In the records below, find the line containing "Emit a Python" and the line containing "Serif, Times New". Give again exactly those lines and every line between them, omitting the pictures.
··· Dataset excerpts
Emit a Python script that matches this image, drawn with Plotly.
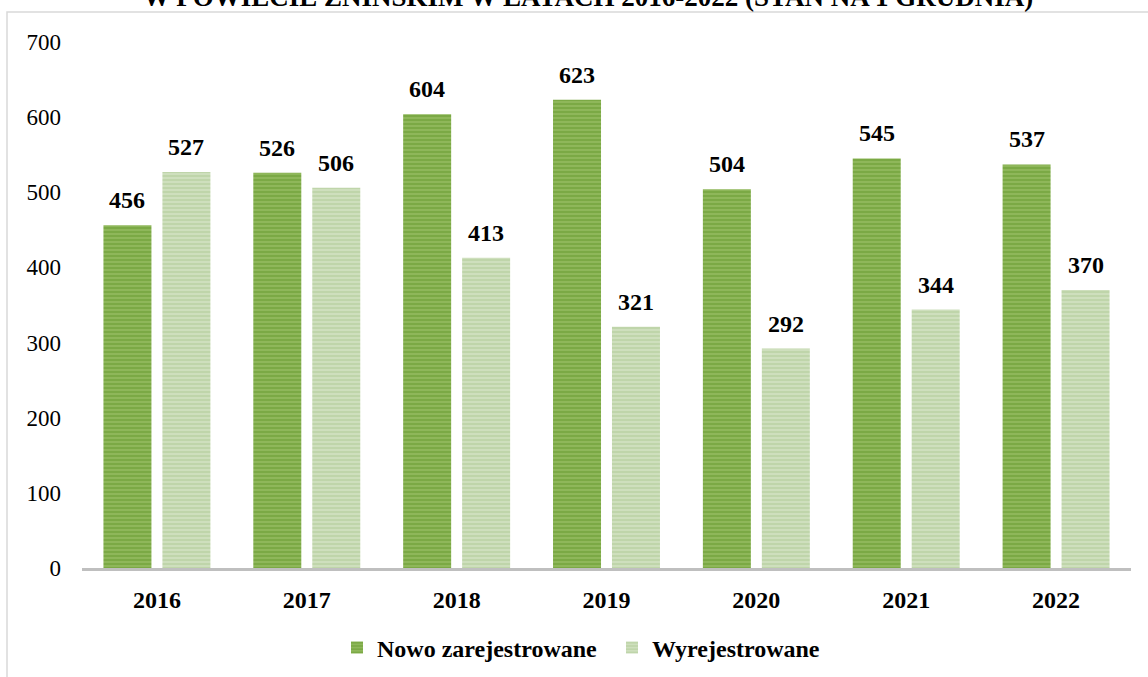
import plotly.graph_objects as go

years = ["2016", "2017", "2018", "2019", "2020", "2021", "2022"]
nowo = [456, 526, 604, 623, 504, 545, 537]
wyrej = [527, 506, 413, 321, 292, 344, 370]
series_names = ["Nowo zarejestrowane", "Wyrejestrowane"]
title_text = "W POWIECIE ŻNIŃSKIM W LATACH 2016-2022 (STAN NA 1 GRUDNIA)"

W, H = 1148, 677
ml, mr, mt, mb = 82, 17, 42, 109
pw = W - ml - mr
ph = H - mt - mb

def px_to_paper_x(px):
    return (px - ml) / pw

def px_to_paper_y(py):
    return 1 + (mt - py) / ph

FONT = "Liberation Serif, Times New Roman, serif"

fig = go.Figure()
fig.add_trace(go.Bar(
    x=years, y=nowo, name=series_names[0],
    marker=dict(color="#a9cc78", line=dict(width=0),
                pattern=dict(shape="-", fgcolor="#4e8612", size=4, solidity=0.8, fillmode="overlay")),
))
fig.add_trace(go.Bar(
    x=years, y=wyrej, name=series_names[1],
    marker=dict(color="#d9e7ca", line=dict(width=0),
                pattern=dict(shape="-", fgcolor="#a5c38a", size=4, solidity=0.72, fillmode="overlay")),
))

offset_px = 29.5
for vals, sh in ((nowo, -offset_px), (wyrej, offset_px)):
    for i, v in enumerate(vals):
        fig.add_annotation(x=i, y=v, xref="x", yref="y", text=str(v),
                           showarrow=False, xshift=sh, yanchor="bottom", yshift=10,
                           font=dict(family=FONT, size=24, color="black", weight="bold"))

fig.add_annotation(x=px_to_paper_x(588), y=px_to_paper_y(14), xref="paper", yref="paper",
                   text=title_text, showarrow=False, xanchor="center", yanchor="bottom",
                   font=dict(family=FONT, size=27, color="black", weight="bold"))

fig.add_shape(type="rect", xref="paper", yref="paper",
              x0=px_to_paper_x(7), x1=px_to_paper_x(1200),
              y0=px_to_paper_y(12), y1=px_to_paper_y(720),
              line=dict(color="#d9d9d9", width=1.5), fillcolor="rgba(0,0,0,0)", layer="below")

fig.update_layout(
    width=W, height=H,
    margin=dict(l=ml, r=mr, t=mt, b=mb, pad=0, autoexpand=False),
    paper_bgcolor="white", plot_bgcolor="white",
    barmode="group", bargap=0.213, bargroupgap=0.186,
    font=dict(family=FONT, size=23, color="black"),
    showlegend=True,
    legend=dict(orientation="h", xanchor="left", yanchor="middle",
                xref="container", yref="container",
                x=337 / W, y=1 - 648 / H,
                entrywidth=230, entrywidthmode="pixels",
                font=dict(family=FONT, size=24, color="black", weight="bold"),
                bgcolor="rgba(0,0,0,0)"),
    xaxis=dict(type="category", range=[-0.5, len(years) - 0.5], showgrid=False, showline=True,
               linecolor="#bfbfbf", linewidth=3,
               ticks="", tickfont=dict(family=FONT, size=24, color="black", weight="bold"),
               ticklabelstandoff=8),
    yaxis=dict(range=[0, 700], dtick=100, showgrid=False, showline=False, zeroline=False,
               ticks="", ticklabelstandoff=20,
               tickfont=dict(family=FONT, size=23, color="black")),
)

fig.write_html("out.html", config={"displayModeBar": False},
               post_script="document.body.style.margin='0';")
······
··· Dataset excerpts
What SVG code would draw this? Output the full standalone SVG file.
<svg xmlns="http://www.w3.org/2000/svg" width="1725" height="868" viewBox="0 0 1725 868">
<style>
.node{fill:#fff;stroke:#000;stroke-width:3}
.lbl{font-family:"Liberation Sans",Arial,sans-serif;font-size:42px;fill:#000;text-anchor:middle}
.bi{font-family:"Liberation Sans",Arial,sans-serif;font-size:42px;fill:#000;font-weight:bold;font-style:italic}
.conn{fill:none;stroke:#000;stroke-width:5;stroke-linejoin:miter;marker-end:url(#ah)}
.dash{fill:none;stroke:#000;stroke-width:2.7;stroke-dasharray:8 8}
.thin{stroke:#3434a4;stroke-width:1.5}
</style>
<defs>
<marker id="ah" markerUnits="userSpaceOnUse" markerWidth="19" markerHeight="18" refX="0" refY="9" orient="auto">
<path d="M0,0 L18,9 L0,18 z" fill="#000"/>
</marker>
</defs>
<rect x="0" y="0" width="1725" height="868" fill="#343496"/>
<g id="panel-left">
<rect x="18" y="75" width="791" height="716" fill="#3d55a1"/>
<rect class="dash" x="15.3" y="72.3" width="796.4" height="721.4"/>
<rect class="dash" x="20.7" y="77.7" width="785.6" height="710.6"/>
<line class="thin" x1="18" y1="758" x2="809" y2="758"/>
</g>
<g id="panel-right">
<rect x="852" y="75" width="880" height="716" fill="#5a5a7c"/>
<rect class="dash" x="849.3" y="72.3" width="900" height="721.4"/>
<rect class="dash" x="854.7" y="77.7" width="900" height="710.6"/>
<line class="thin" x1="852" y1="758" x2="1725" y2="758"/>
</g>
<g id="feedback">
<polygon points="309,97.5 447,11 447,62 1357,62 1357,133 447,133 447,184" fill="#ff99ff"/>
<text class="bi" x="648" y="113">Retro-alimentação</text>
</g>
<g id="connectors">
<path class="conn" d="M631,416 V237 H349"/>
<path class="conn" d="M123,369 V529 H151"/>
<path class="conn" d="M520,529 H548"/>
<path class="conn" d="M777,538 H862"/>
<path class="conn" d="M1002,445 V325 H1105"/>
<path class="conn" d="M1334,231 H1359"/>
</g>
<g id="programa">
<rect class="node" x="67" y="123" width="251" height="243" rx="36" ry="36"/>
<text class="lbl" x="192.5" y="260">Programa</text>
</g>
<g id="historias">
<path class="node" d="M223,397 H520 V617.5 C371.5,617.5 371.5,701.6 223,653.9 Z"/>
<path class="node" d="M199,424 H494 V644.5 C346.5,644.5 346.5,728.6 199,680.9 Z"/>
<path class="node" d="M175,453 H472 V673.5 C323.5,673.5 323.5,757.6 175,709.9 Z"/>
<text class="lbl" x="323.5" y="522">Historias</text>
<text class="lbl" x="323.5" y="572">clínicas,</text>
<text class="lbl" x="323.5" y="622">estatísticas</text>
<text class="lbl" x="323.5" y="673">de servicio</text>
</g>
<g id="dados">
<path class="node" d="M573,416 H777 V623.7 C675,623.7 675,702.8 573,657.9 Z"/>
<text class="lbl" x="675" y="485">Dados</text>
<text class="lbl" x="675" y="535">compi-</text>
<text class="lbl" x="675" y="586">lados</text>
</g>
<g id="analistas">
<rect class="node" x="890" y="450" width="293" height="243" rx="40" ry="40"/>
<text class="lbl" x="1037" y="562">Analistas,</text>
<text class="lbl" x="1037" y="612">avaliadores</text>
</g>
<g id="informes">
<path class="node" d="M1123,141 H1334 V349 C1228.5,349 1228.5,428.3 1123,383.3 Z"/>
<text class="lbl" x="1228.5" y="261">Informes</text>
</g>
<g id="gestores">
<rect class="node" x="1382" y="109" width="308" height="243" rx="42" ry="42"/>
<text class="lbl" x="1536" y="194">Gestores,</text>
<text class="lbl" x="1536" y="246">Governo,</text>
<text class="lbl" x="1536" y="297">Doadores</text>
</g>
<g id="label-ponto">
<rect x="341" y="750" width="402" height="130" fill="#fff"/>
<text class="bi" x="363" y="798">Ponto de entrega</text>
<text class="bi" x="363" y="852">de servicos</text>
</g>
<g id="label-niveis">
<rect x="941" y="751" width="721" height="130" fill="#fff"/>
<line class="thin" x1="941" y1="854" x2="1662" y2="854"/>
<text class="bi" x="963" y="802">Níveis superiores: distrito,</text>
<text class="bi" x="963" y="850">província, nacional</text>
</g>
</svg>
······
··· Dataset excerpts
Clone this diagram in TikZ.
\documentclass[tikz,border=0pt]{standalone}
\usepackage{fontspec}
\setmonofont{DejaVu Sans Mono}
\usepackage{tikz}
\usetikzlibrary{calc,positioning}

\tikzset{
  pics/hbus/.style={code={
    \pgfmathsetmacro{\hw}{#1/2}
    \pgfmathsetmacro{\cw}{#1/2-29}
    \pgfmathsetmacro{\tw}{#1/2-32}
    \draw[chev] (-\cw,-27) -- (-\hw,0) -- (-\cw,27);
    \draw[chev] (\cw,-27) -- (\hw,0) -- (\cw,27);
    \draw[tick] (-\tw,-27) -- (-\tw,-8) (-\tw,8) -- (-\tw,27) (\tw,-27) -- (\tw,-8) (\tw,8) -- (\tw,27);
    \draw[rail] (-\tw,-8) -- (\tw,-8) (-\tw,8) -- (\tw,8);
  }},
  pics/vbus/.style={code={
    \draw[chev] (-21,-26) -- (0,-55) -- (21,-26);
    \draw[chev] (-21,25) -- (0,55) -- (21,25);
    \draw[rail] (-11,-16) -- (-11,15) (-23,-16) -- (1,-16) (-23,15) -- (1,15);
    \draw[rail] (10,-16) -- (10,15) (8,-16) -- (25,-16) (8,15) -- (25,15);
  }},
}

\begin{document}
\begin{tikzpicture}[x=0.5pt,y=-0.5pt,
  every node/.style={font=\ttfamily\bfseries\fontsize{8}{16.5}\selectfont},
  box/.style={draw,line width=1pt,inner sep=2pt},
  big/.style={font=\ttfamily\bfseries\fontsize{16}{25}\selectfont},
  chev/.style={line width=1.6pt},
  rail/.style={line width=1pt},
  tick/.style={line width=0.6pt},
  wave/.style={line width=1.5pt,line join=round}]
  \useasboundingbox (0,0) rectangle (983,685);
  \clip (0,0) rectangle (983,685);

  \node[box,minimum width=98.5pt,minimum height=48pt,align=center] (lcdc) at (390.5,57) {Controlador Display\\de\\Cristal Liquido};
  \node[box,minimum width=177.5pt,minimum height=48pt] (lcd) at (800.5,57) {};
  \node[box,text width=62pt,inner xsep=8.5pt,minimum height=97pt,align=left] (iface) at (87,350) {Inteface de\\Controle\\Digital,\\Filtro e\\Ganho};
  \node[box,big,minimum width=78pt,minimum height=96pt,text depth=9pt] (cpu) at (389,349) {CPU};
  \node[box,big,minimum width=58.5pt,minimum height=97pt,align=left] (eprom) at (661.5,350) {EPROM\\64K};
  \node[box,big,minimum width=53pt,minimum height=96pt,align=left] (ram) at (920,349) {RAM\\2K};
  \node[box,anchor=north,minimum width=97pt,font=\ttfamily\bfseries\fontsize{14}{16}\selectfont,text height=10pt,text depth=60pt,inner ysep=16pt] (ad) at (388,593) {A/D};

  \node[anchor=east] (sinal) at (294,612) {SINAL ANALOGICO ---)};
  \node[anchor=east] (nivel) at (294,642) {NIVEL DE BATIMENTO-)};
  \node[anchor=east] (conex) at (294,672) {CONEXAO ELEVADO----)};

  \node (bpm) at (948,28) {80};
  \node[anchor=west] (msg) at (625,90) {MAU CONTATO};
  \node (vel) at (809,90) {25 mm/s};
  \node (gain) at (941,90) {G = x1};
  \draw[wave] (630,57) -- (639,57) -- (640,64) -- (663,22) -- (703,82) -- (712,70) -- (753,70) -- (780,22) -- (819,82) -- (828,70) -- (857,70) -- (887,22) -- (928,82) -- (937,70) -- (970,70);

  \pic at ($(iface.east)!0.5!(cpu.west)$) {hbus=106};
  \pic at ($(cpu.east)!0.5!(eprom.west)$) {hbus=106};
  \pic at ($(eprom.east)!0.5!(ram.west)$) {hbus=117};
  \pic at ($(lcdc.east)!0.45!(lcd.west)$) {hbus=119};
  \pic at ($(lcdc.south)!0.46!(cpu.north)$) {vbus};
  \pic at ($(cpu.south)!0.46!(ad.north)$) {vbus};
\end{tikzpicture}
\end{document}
······
**The result:**
Emit a Python script that matches this image, drawn with Plotly.
import plotly.graph_objects as go

years = ["2016", "2017", "2018", "2019", "2020", "2021", "2022"]
nowo = [456, 526, 604, 623, 504, 545, 537]
wyrej = [527, 506, 413, 321, 292, 344, 370]
series_names = ["Nowo zarejestrowane", "Wyrejestrowane"]
title_text = "W POWIECIE ŻNIŃSKIM W LATACH 2016-2022 (STAN NA 1 GRUDNIA)"

W, H = 1148, 677
ml, mr, mt, mb = 82, 17, 42, 109
pw = W - ml - mr
ph = H - mt - mb

def px_to_paper_x(px):
    return (px - ml) / pw

def px_to_paper_y(py):
    return 1 + (mt - py) / ph

FONT = "Liberation Serif, Times New Roman, serif"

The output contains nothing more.